Untuk diketahui, sejak diberlakukan sampai hari terakhir ditiadakan, total ada sebanyak 1.447.042 pengguna berhasil mengakses perizinan SIKM. Dinas Penanaman Modal dan Pelayanan Terpadu Satu Pintu (DPMPTSP) DKI Jakarta mencatat ada sebanyak 194.913 permohonan SIKM yang diterima, dengan rincian 105.795 SIKM telah diterbitkan secara elektronik dan 89.118 permohonan SIKM dinyatakan ditolak/tidak disetujui.
Diganti CLM
Seiring dengan Pemerintah Provinsi (Pemprov) DKI Jakarta meniadakan SIKMyang telah diberlakukan seiring dengan Pembatasan Sosial Berskala Besar (PSBB), diganti hanya dengan penilaian diri (self assessment).
Penilaian diri tersebut, dilakukan lewat pengisian data pada platform "Corona Likelihood Metric" (CLM) dalam aplikasi Jakarta Kini (Jaki) di telepon seluler.
CLM merupakan aplikasi layanan untuk penilaian mandiri yang memakai model mesin dalam mengukur kemungkinan seseorang positif COVID-19.

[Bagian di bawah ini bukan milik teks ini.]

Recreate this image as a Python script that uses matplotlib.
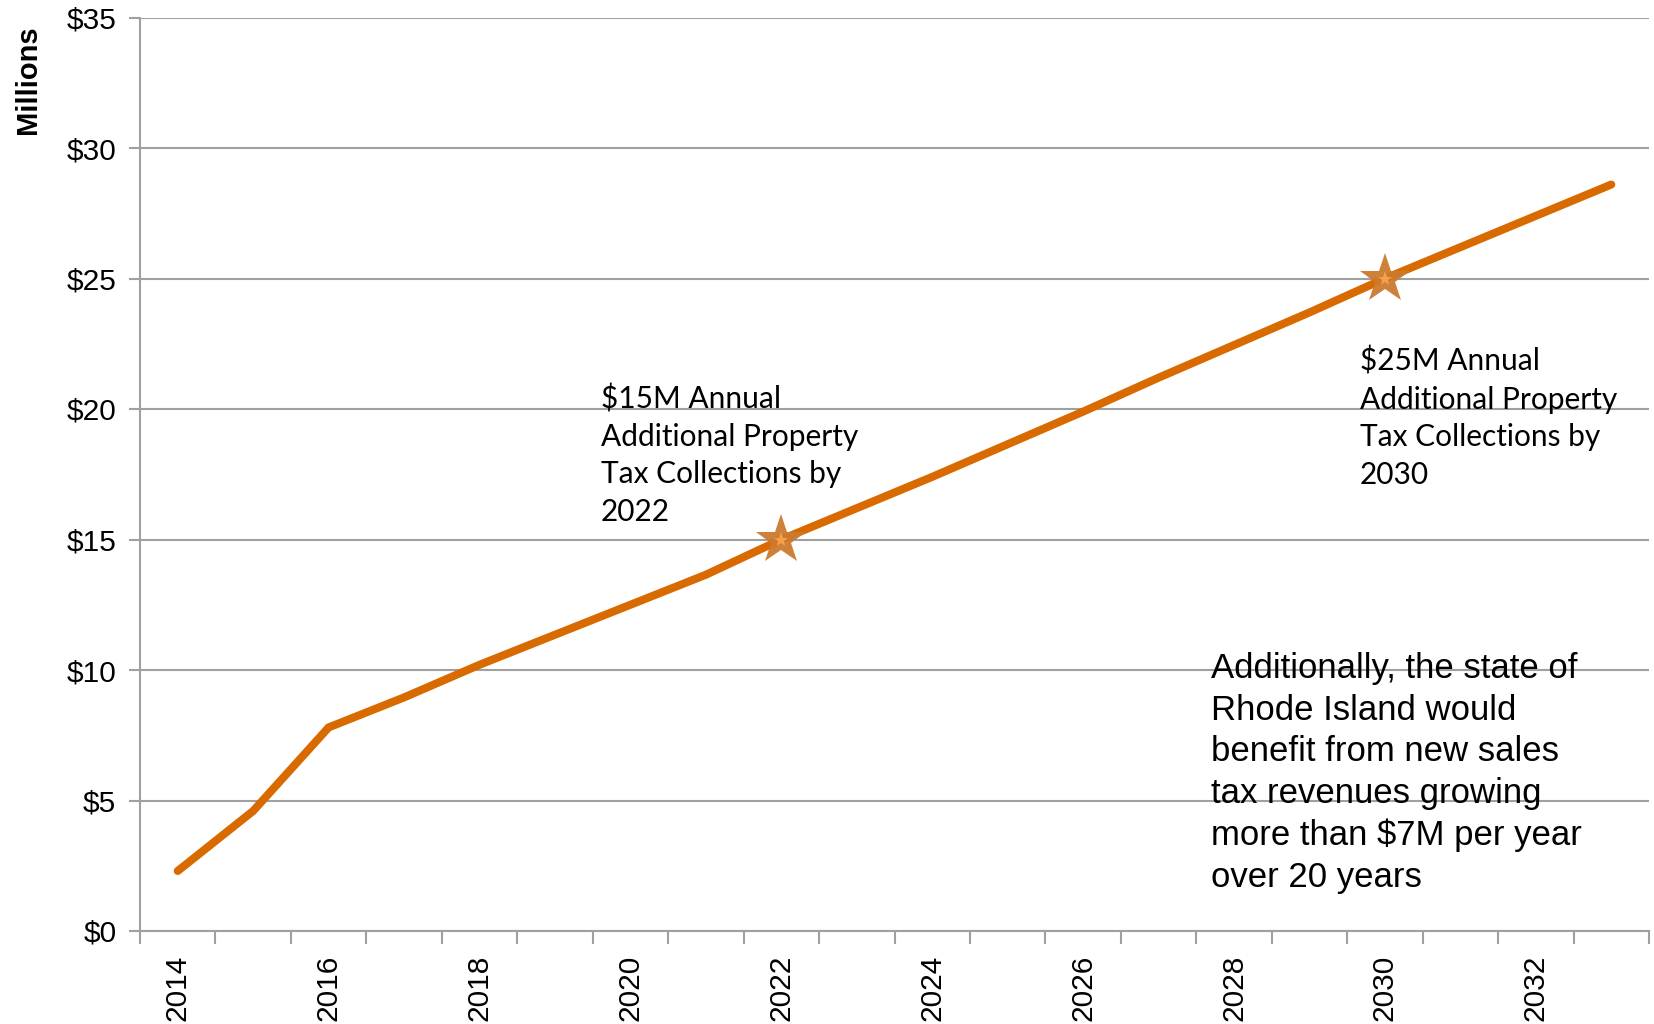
import matplotlib.pyplot as plt
from matplotlib.ticker import FuncFormatter, FixedLocator

# Additional annual property tax collections, $ millions
years = list(range(2014, 2034))
revenue = [2.3, 4.6, 7.8, 8.95, 10.2, 11.35, 12.5, 13.65, 15.0, 16.2,
           17.4, 18.65, 19.9, 21.2, 22.45, 23.7, 25.0, 26.2, 27.4, 28.6]

milestone_years = [2022, 2030]
milestone_notes = ['$15M Annual\nAdditional Property\nTax Collections by\n2022',
                   '$25M Annual\nAdditional Property\nTax Collections by\n2030']
side_note = ('Additionally, the state of\nRhode Island would\nbenefit from new sales\n'
             'tax revenues growing\nmore than $7M per year\nover 20 years')

W, H = 1654, 1024
fig = plt.figure(figsize=(W / 100, H / 100), dpi=100)
ax = fig.add_axes([140 / W, 93 / H, (1649 - 140) / W, (1006.5 - 93) / H])

x = list(range(len(years)))
ax.plot(x, revenue, color='#D86A00', lw=5.8, solid_capstyle='round',
        solid_joinstyle='miter', zorder=3)

idx = [years.index(y) for y in milestone_years]
vals = [revenue[i] for i in idx]
ax.plot(idx, vals, ls='none', marker='*', ms=38, color='#CC7A2E',
        markeredgewidth=0, alpha=0.95, zorder=4)
ax.plot(idx, vals, ls='none', marker='*', ms=11, color='#F5A04A',
        markeredgewidth=0, zorder=5)

grey = '#A0A0A0'
ax.set_ylim(0, 35)
ax.set_xlim(-0.5, len(years) - 0.5)
ax.set_yticks(range(0, 36, 5))
ax.yaxis.set_major_formatter(FuncFormatter(lambda v, p: '${:d}'.format(int(v))))
ax.grid(axis='y', color=grey, lw=1.5, zorder=1)
ax.set_axisbelow(True)

# year labels every other category, tick marks on category boundaries
ax.set_xticks(x[::2])
ax.set_xticklabels([str(y) for y in years[::2]], rotation=90)
ax.xaxis.set_minor_locator(FixedLocator([i - 0.5 for i in range(len(years) + 1)]))
ax.tick_params(axis='x', which='major', length=0, pad=17)
ax.tick_params(axis='x', which='minor', length=9, width=1.5, color=grey,
               direction='out')
ax.tick_params(axis='y', length=8, width=1.5, color=grey, pad=9)
for lab in ax.get_xticklabels() + ax.get_yticklabels():
    lab.set_fontfamily('Liberation Sans')
    lab.set_fontsize(21.5)

for s in ['top', 'right']:
    ax.spines[s].set_visible(False)
for s in ['left', 'bottom']:
    ax.spines[s].set_color(grey)
    ax.spines[s].set_linewidth(1.5)

fig.text(28 / W, 1 - 80 / H, 'Millions', rotation=90, ha='center', va='center',
         fontsize=21, fontweight='bold', family='Liberation Sans')

fig.text(601 / W, 1 - 384 / H, milestone_notes[0], ha='left', va='top',
         fontsize=21.5, family='Lato', linespacing=1.42)
fig.text(1360 / W, 1 - 347 / H, milestone_notes[1], ha='left', va='top',
         fontsize=21.5, family='Lato', linespacing=1.42)
fig.text(1211 / W, 1 - 652 / H, side_note, ha='left', va='top',
         fontsize=25, family='Liberation Sans', linespacing=1.33)

fig.savefig('out.png', dpi=100)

Nantinya pemohon akan diminta untuk mengisi identitas diri dari nomor induk kependudukan (NIK), nama lengkap, alamat rumah dan nomor telepon. Setelah itu, pemohon akan mendapatkan beberapa pertanyaan soal aktivitasnya beberapa hari lalu seperti pernah/tidak kontak dengan pasien dalam pengawasan (PDP) COVID-19, riwayat perjalanan, riwayat kesehatan dan sebagainya.
Setelah pertanyaan itu diisi, mesin akan menjawabnya dengan memberi skor kepada yang bersangkutan. Skor tersebut akan mengindikasikan apakah yang bersangkutan tersebut aman atau tidak saat melakukan perjalanan.
Jika aman yang bersangkutan akan langsung mendapat rekomendasi aman melakukan perjalanan. Tapi jika tidak, sistem akan merekomendasikan yang bersangkutan untuk melakukan pemeriksaan.